**Rows from a dataset of charts and code:**
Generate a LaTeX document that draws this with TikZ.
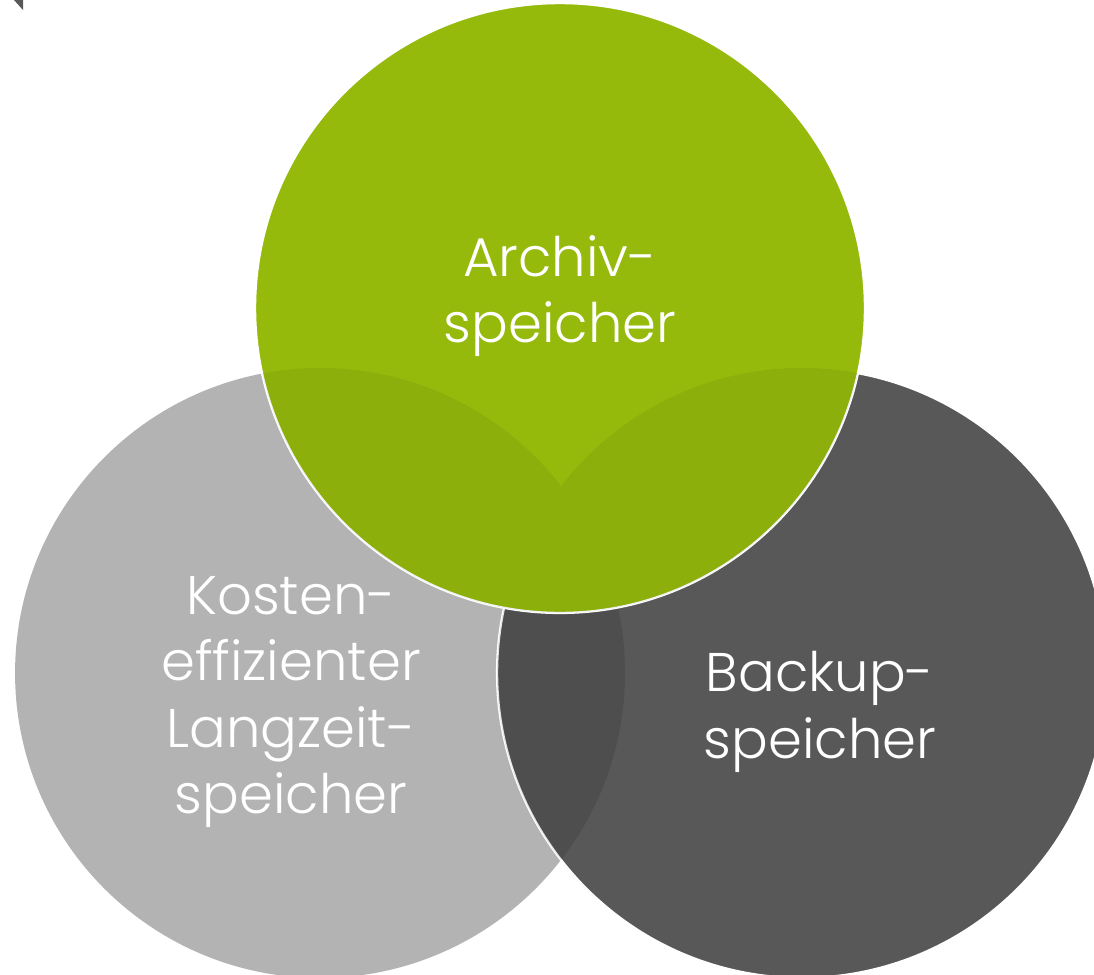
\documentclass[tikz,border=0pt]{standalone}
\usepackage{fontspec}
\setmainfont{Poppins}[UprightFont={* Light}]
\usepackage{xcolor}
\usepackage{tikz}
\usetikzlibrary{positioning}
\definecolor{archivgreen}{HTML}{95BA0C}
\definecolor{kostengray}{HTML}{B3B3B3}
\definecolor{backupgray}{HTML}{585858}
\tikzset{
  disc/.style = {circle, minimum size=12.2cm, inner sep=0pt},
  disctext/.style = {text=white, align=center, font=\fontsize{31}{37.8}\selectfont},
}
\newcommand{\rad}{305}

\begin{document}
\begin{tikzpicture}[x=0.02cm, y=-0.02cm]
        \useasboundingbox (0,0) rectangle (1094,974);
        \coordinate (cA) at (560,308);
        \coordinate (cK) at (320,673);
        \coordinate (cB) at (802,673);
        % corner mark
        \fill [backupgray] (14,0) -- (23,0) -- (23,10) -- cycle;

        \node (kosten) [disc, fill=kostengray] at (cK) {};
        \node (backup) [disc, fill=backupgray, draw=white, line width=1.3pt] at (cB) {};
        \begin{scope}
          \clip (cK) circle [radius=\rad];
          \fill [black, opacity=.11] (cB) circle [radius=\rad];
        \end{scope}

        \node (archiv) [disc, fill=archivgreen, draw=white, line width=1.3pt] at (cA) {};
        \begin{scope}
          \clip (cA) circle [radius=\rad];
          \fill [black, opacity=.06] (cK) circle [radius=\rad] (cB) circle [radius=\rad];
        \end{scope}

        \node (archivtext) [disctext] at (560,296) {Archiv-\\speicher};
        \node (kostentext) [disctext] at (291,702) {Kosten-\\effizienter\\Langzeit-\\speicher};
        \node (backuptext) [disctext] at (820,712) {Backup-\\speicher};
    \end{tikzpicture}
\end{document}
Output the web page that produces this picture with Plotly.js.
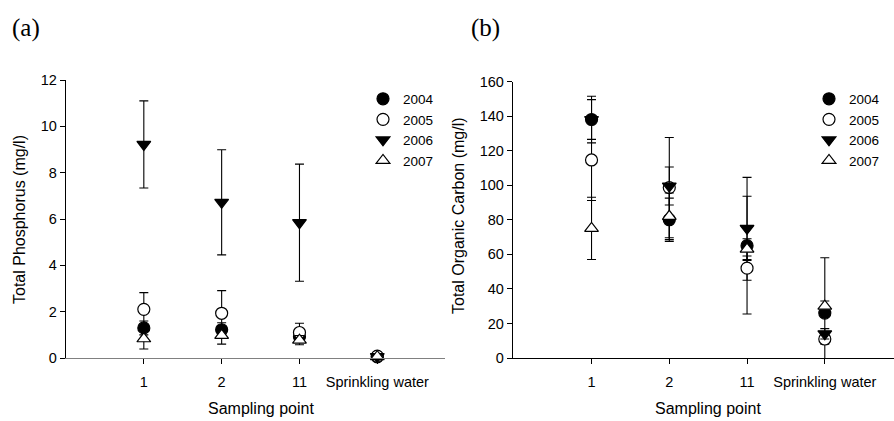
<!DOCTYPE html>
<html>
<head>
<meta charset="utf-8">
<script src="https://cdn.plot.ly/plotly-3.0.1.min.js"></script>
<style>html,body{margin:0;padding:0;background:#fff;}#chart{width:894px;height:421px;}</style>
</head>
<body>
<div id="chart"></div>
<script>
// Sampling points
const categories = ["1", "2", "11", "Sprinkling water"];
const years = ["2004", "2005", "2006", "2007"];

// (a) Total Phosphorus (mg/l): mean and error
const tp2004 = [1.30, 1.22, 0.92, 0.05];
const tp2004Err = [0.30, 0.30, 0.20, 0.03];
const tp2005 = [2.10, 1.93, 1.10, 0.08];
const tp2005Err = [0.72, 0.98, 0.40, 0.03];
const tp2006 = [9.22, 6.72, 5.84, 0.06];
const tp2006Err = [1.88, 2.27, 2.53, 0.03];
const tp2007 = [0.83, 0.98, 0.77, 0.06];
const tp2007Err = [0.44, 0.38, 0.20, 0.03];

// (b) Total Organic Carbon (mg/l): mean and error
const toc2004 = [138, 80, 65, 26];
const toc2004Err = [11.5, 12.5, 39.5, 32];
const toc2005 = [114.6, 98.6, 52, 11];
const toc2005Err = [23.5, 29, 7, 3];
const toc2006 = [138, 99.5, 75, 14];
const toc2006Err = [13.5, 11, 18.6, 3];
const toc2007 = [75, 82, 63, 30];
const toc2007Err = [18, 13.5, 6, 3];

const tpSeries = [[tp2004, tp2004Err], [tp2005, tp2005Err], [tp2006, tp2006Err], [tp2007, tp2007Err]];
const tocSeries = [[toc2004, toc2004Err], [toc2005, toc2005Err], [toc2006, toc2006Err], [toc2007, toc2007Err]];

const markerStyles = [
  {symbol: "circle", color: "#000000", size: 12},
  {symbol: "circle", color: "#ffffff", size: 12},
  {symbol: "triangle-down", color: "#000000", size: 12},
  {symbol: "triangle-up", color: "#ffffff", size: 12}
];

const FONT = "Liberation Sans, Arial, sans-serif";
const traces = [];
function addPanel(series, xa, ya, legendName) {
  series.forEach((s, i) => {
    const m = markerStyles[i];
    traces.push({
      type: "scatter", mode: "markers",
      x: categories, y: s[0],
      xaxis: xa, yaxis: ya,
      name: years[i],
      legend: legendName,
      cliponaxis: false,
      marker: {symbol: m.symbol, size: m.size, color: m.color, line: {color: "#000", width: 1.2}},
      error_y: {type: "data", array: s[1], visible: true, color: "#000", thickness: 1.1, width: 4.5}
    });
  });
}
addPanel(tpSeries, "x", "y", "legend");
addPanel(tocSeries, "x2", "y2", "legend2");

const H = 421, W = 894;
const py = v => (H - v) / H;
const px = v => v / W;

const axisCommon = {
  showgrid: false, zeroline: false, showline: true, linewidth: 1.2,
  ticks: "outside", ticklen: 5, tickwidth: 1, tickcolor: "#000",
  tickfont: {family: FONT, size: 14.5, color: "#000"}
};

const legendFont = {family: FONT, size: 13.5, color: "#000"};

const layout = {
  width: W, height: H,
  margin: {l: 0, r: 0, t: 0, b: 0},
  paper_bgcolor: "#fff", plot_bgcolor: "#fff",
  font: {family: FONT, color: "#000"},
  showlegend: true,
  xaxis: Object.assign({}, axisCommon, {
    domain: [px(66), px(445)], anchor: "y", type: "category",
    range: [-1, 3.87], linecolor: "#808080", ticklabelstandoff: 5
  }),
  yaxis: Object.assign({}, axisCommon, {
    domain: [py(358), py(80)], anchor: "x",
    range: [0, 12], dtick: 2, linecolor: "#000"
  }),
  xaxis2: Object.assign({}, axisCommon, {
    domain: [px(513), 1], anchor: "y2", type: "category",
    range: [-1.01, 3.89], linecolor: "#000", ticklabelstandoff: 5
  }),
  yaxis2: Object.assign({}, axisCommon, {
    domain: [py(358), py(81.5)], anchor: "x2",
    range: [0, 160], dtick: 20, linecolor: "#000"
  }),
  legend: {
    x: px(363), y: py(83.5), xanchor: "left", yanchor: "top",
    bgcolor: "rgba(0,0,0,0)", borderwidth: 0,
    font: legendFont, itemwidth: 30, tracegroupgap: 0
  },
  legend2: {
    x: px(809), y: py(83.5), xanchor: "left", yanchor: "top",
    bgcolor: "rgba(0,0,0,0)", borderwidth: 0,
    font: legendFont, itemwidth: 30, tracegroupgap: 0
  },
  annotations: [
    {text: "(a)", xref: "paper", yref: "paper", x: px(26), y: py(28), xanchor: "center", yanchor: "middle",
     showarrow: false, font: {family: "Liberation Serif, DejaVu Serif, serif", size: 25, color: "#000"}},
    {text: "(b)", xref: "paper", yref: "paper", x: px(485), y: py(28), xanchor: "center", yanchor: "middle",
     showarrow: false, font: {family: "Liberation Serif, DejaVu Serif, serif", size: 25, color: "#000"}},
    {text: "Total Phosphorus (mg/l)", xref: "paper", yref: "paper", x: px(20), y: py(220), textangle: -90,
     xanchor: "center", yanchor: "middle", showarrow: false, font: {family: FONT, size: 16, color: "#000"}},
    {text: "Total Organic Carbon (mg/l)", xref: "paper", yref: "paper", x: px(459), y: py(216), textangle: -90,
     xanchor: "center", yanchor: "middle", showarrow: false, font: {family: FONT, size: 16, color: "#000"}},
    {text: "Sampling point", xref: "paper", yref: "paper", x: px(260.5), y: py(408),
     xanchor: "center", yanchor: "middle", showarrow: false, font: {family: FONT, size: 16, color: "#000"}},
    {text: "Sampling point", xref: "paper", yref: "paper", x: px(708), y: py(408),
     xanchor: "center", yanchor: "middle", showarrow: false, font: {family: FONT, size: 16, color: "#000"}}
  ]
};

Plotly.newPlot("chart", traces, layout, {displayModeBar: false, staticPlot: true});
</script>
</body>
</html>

---

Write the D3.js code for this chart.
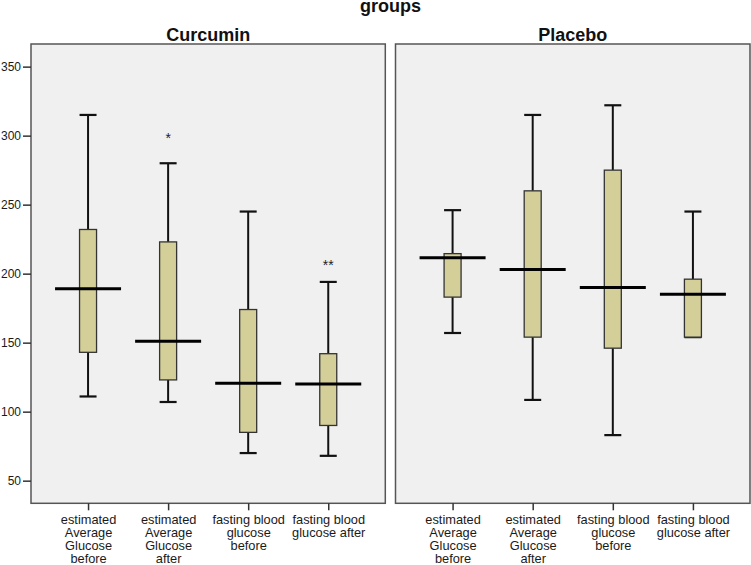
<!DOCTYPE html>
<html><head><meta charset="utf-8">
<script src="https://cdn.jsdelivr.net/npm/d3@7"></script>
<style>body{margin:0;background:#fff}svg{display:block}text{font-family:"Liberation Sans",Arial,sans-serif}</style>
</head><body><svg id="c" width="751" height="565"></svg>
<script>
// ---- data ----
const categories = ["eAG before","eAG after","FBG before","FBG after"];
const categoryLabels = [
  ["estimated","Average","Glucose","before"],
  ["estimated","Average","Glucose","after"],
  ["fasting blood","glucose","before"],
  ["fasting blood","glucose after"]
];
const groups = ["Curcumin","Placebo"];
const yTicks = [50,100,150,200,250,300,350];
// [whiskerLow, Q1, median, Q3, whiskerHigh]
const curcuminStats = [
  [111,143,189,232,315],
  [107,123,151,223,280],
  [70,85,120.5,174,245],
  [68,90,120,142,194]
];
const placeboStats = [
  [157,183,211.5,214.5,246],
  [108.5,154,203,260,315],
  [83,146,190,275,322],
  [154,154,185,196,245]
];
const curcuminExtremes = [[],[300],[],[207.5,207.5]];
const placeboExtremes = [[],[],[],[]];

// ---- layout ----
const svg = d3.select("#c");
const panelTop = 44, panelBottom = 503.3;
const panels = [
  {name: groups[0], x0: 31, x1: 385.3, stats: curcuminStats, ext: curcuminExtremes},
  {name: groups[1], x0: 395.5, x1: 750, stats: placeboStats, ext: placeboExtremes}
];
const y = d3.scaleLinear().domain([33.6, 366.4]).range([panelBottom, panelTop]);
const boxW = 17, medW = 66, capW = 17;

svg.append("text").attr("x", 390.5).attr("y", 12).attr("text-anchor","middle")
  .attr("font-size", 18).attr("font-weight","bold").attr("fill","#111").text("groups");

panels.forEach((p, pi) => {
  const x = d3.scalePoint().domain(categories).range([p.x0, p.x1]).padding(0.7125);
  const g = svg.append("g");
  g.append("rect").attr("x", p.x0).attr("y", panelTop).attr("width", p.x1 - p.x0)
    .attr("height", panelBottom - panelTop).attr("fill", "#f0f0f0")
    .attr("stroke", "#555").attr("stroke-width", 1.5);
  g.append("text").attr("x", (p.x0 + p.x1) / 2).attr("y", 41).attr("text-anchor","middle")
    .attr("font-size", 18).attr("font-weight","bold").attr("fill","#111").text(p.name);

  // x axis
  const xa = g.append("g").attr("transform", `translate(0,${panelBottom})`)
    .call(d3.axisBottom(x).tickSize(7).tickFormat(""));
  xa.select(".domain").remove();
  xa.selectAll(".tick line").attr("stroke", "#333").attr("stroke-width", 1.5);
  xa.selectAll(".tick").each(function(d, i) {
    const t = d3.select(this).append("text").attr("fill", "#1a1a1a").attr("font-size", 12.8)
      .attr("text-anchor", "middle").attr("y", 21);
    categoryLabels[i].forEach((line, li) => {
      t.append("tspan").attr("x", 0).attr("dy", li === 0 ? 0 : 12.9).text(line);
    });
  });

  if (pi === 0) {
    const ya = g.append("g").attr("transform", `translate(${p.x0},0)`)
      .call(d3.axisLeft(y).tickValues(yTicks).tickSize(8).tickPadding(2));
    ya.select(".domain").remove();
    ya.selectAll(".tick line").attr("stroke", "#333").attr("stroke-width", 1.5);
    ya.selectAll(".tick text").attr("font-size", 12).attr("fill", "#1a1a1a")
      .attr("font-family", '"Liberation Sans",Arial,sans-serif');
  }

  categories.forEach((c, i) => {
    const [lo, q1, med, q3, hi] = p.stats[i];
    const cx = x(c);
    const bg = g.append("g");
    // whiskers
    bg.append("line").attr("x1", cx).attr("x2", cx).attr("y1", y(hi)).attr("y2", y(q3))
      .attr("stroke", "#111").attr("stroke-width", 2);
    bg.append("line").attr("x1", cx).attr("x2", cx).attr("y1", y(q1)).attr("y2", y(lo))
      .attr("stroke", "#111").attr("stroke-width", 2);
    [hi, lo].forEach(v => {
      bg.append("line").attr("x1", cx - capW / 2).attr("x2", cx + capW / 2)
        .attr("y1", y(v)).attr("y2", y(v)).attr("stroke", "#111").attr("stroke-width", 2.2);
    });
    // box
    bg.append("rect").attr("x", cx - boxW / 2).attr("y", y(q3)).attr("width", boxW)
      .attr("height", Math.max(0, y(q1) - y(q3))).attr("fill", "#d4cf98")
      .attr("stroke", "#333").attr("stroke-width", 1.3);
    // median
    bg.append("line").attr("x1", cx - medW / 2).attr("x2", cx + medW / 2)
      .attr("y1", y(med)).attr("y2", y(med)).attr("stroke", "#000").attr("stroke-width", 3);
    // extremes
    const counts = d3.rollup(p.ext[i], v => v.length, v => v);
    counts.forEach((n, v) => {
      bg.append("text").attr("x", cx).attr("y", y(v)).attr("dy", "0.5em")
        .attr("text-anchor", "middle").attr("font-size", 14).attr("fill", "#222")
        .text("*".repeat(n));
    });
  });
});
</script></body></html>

**Goal of the exercise:** Make an exact copy of the lines from the one that contains "Output the web" through the one that contains "toc2006Err], [toc2007, toc2007Err]];", both included, and no other lines. Pictures are skipped.

**The result:**
Output the web page that produces this picture with Plotly.js.
<!DOCTYPE html>
<html>
<head>
<meta charset="utf-8">
<script src="https://cdn.plot.ly/plotly-3.0.1.min.js"></script>
<style>html,body{margin:0;padding:0;background:#fff;}#chart{width:894px;height:421px;}</style>
</head>
<body>
<div id="chart"></div>
<script>
// Sampling points
const categories = ["1", "2", "11", "Sprinkling water"];
const years = ["2004", "2005", "2006", "2007"];

// (a) Total Phosphorus (mg/l): mean and error
const tp2004 = [1.30, 1.22, 0.92, 0.05];
const tp2004Err = [0.30, 0.30, 0.20, 0.03];
const tp2005 = [2.10, 1.93, 1.10, 0.08];
const tp2005Err = [0.72, 0.98, 0.40, 0.03];
const tp2006 = [9.22, 6.72, 5.84, 0.06];
const tp2006Err = [1.88, 2.27, 2.53, 0.03];
const tp2007 = [0.83, 0.98, 0.77, 0.06];
const tp2007Err = [0.44, 0.38, 0.20, 0.03];

// (b) Total Organic Carbon (mg/l): mean and error
const toc2004 = [138, 80, 65, 26];
const toc2004Err = [11.5, 12.5, 39.5, 32];
const toc2005 = [114.6, 98.6, 52, 11];
const toc2005Err = [23.5, 29, 7, 3];
const toc2006 = [138, 99.5, 75, 14];
const toc2006Err = [13.5, 11, 18.6, 3];
const toc2007 = [75, 82, 63, 30];
const toc2007Err = [18, 13.5, 6, 3];

const tpSeries = [[tp2004, tp2004Err], [tp2005, tp2005Err], [tp2006, tp2006Err], [tp2007, tp2007Err]];
const tocSeries = [[toc2004, toc2004Err], [toc2005, toc2005Err], [toc2006, toc2006Err], [toc2007, toc2007Err]];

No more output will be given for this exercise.